→ WHAT IS NEEDED:
Without the pictures, repeat the listing character for character.

→ DATA:
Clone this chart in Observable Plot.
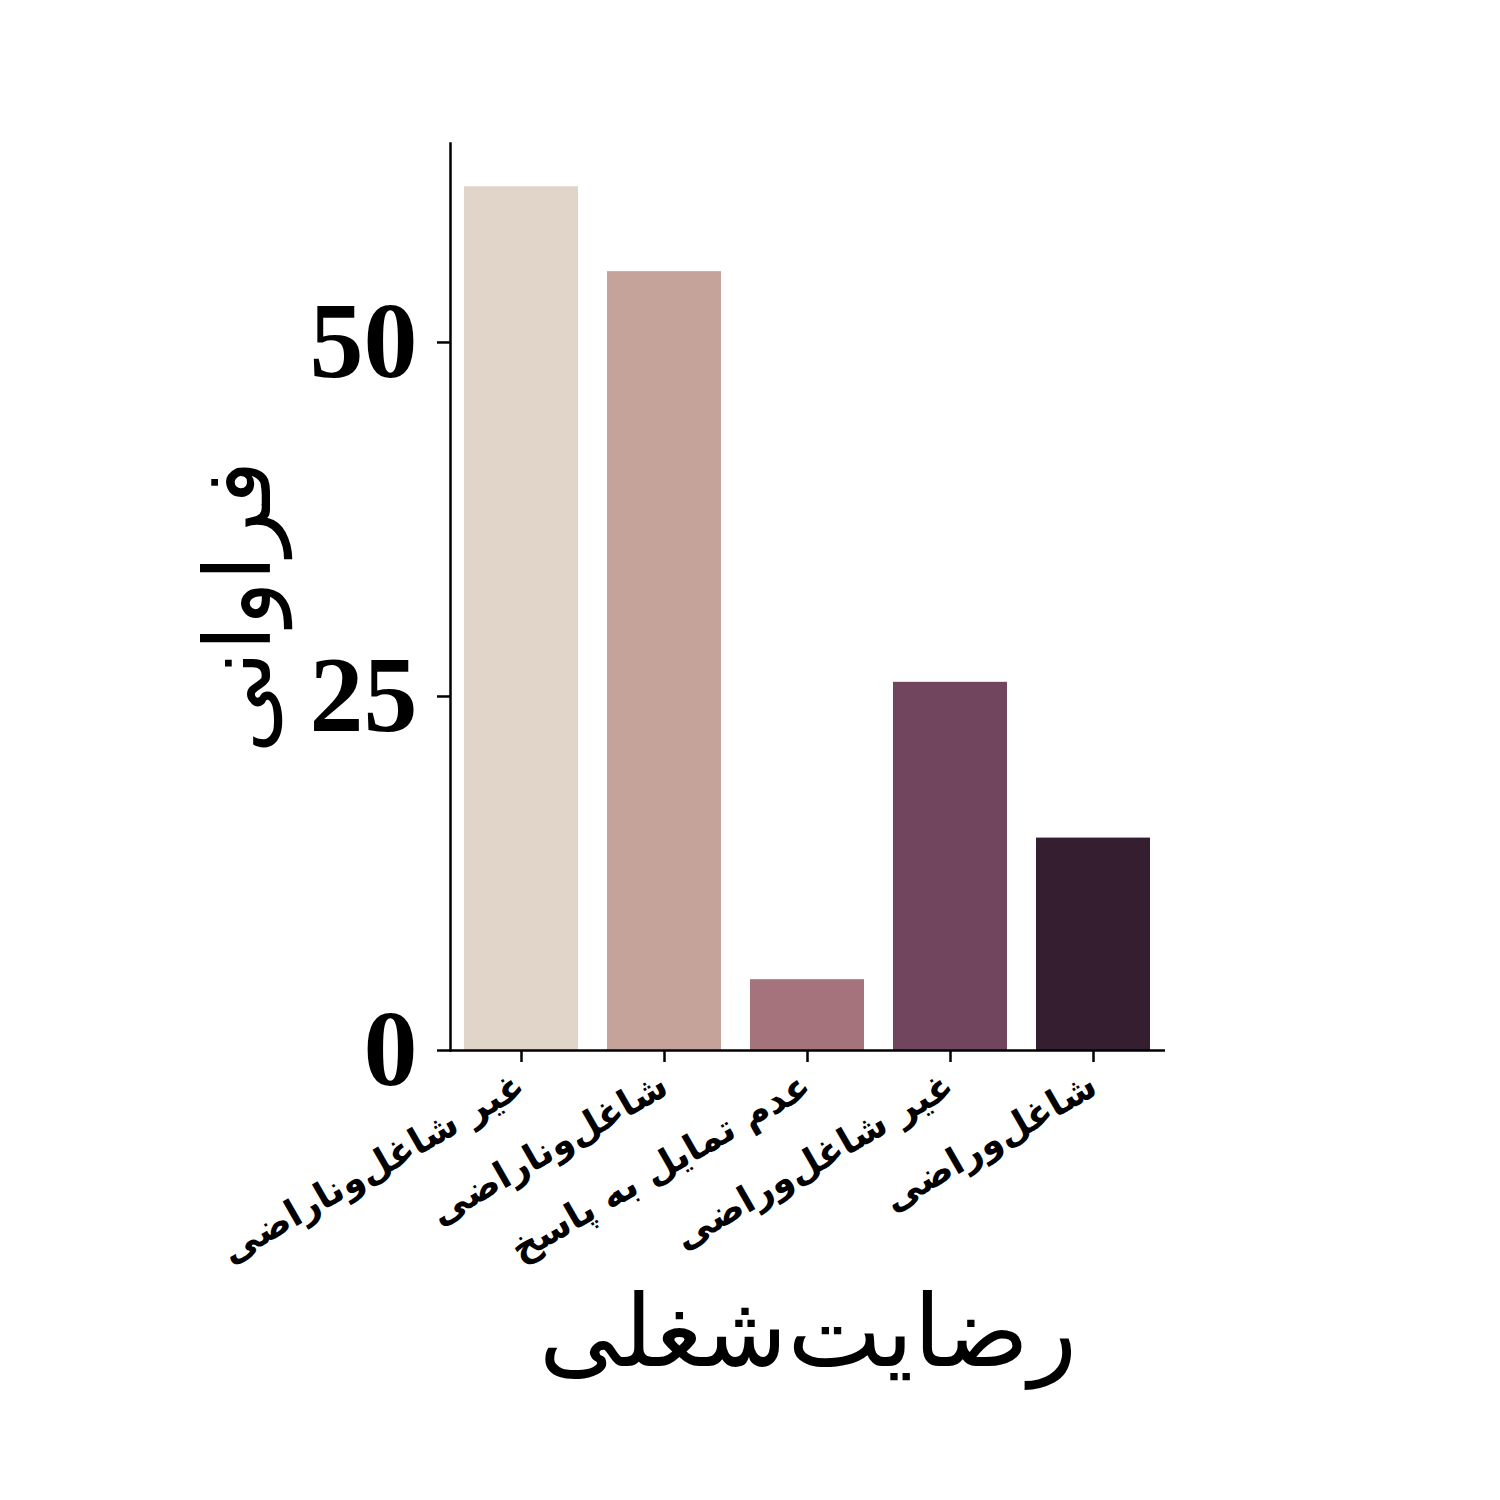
<!DOCTYPE html>
<html>
<head>
<meta charset="utf-8">
<script src="https://cdn.jsdelivr.net/npm/d3@7"></script>
<script src="https://cdn.jsdelivr.net/npm/@observablehq/plot@0.6"></script>
<style>
  body { margin: 0; background: #fff; }
</style>
</head>
<body>
<div id="chart"></div>
<script>
const categories = ["غیر شاغل‌وناراضی", "شاغل‌وناراضی", "عدم تمایل به پاسخ", "غیر شاغل‌وراضی", "شاغل‌وراضی"];
const counts = [61, 55, 5, 26, 15];
const colors = ["#e0d5c8", "#c5a39a", "#a5737b", "#72455e", "#351e30"];
const yTicks = [0, 25, 50];
const xTitle = "رضایت‌شغلی";
const yTitle = "فراوانی";

const data = categories.map((c, i) => ({category: c, count: counts[i]}));

const chart = Plot.plot({
  width: 1500,
  height: 1500,
  marginLeft: 450,
  marginRight: 335,
  marginTop: 143,
  marginBottom: 450,
  style: {fontFamily: "'Liberation Serif', 'DejaVu Sans', serif", background: "#fff", color: "#000"},
  x: {domain: categories, paddingInner: 0.2, paddingOuter: 0.1, label: null},
  y: {domain: [0, 64.05], label: null},
  color: {domain: categories, range: colors},
  marks: [
    Plot.barY(data, {x: "category", y: "count", fill: "category"}),
    Plot.frame({anchor: "left", strokeWidth: 2.5}),
    Plot.ruleY([0], {strokeWidth: 2.5}),
    Plot.axisY({ticks: yTicks, tickSize: 13, tickPadding: 20, tickFormat: d => String(d), fontSize: 108, fontWeight: "bold", strokeWidth: 2.5, label: null}),
    Plot.axisX({tickSize: 12, tickRotate: -30, tickPadding: 20, fontSize: 37, fontWeight: "bold", fontFamily: "'DejaVu Sans', sans-serif", strokeWidth: 2.5, label: null}),
    Plot.text([yTitle], {frameAnchor: "left", textAnchor: "middle", dx: -210, dy: 10, rotate: -90, fontSize: 92, fontFamily: "'DejaVu Sans', sans-serif"}),
    Plot.text([xTitle], {frameAnchor: "bottom", textAnchor: "middle", dy: 315, fontSize: 100, fontFamily: "'DejaVu Sans', sans-serif"})
  ]
});
document.getElementById("chart").appendChild(chart);
</script>
</body>
</html>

→ SOLUTION:
Clone this chart in Observable Plot.
<!DOCTYPE html>
<html>
<head>
<meta charset="utf-8">
<script src="https://cdn.jsdelivr.net/npm/d3@7"></script>
<script src="https://cdn.jsdelivr.net/npm/@observablehq/plot@0.6"></script>
<style>
  body { margin: 0; background: #fff; }
</style>
</head>
<body>
<div id="chart"></div>
<script>
const categories = ["غیر شاغل‌وناراضی", "شاغل‌وناراضی", "عدم تمایل به پاسخ", "غیر شاغل‌وراضی", "شاغل‌وراضی"];
const counts = [61, 55, 5, 26, 15];
const colors = ["#e0d5c8", "#c5a39a", "#a5737b", "#72455e", "#351e30"];
const yTicks = [0, 25, 50];
const xTitle = "رضایت‌شغلی";
const yTitle = "فراوانی";

const data = categories.map((c, i) => ({category: c, count: counts[i]}));

const chart = Plot.plot({
  width: 1500,
  height: 1500,
  marginLeft: 450,
  marginRight: 335,
  marginTop: 143,
  marginBottom: 450,
  style: {fontFamily: "'Liberation Serif', 'DejaVu Sans', serif", background: "#fff", color: "#000"},
  x: {domain: categories, paddingInner: 0.2, paddingOuter: 0.1, label: null},
  y: {domain: [0, 64.05], label: null},
  color: {domain: categories, range: colors},
  marks: [
    Plot.barY(data, {x: "category", y: "count", fill: "category"}),
    Plot.frame({anchor: "left", strokeWidth: 2.5}),
    Plot.ruleY([0], {strokeWidth: 2.5}),
    Plot.axisY({ticks: yTicks, tickSize: 13, tickPadding: 20, tickFormat: d => String(d), fontSize: 108, fontWeight: "bold", strokeWidth: 2.5, label: null}),
    Plot.axisX({tickSize: 12, tickRotate: -30, tickPadding: 20, fontSize: 37, fontWeight: "bold", fontFamily: "'DejaVu Sans', sans-serif", strokeWidth: 2.5, label: null}),
    Plot.text([yTitle], {frameAnchor: "left", textAnchor: "middle", dx: -210, dy: 10, rotate: -90, fontSize: 92, fontFamily: "'DejaVu Sans', sans-serif"}),
    Plot.text([xTitle], {frameAnchor: "bottom", textAnchor: "middle", dy: 315, fontSize: 100, fontFamily: "'DejaVu Sans', sans-serif"})
  ]
});
document.getElementById("chart").appendChild(chart);
</script>
</body>
</html>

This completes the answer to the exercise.